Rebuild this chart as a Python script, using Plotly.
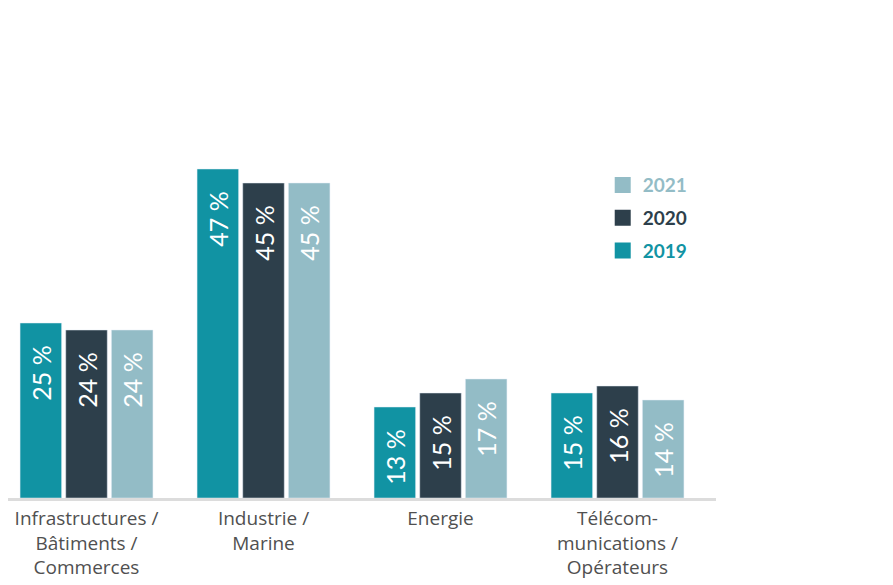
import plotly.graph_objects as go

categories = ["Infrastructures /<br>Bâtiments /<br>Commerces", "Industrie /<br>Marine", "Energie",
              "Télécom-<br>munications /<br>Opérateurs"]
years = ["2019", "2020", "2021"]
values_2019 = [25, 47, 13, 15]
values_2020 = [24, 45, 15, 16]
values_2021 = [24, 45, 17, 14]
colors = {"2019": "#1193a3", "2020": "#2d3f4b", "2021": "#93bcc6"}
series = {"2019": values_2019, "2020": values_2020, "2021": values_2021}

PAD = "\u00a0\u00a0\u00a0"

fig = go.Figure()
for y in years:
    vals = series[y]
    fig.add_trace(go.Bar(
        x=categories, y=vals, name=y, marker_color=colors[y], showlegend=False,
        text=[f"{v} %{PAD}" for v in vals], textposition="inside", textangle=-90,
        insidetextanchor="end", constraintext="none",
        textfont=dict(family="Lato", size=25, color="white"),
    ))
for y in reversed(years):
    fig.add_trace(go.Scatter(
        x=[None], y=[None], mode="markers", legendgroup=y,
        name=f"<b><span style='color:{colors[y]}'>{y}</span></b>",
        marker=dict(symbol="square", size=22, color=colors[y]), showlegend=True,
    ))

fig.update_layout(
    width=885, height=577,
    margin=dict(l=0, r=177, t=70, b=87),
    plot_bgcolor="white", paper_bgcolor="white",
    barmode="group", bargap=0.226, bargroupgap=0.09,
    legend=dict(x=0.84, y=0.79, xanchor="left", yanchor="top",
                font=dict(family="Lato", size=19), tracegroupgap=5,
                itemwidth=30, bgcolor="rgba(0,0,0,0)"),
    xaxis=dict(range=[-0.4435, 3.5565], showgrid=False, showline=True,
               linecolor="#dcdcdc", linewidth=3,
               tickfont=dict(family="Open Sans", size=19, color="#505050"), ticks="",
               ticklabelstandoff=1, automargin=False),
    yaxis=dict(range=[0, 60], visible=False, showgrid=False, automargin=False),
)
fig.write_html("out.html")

▸ **YOUR OBJECTIVE**
Leave out the pictures and print every line of the data exactly.

▸ **OUTPUT BELOW**
Rebuild this chart as a Python script, using Plotly.
import plotly.graph_objects as go

categories = ["Infrastructures /<br>Bâtiments /<br>Commerces", "Industrie /<br>Marine", "Energie",
              "Télécom-<br>munications /<br>Opérateurs"]
years = ["2019", "2020", "2021"]
values_2019 = [25, 47, 13, 15]
values_2020 = [24, 45, 15, 16]
values_2021 = [24, 45, 17, 14]
colors = {"2019": "#1193a3", "2020": "#2d3f4b", "2021": "#93bcc6"}
series = {"2019": values_2019, "2020": values_2020, "2021": values_2021}

PAD = "\u00a0\u00a0\u00a0"

fig = go.Figure()
for y in years:
    vals = series[y]
    fig.add_trace(go.Bar(
        x=categories, y=vals, name=y, marker_color=colors[y], showlegend=False,
        text=[f"{v} %{PAD}" for v in vals], textposition="inside", textangle=-90,
        insidetextanchor="end", constraintext="none",
        textfont=dict(family="Lato", size=25, color="white"),
    ))
for y in reversed(years):
    fig.add_trace(go.Scatter(
        x=[None], y=[None], mode="markers", legendgroup=y,
        name=f"<b><span style='color:{colors[y]}'>{y}</span></b>",
        marker=dict(symbol="square", size=22, color=colors[y]), showlegend=True,
    ))

fig.update_layout(
    width=885, height=577,
    margin=dict(l=0, r=177, t=70, b=87),
    plot_bgcolor="white", paper_bgcolor="white",
    barmode="group", bargap=0.226, bargroupgap=0.09,
    legend=dict(x=0.84, y=0.79, xanchor="left", yanchor="top",
                font=dict(family="Lato", size=19), tracegroupgap=5,
                itemwidth=30, bgcolor="rgba(0,0,0,0)"),
    xaxis=dict(range=[-0.4435, 3.5565], showgrid=False, showline=True,
               linecolor="#dcdcdc", linewidth=3,
               tickfont=dict(family="Open Sans", size=19, color="#505050"), ticks="",
               ticklabelstandoff=1, automargin=False),
    yaxis=dict(range=[0, 60], visible=False, showgrid=False, automargin=False),
)
fig.write_html("out.html")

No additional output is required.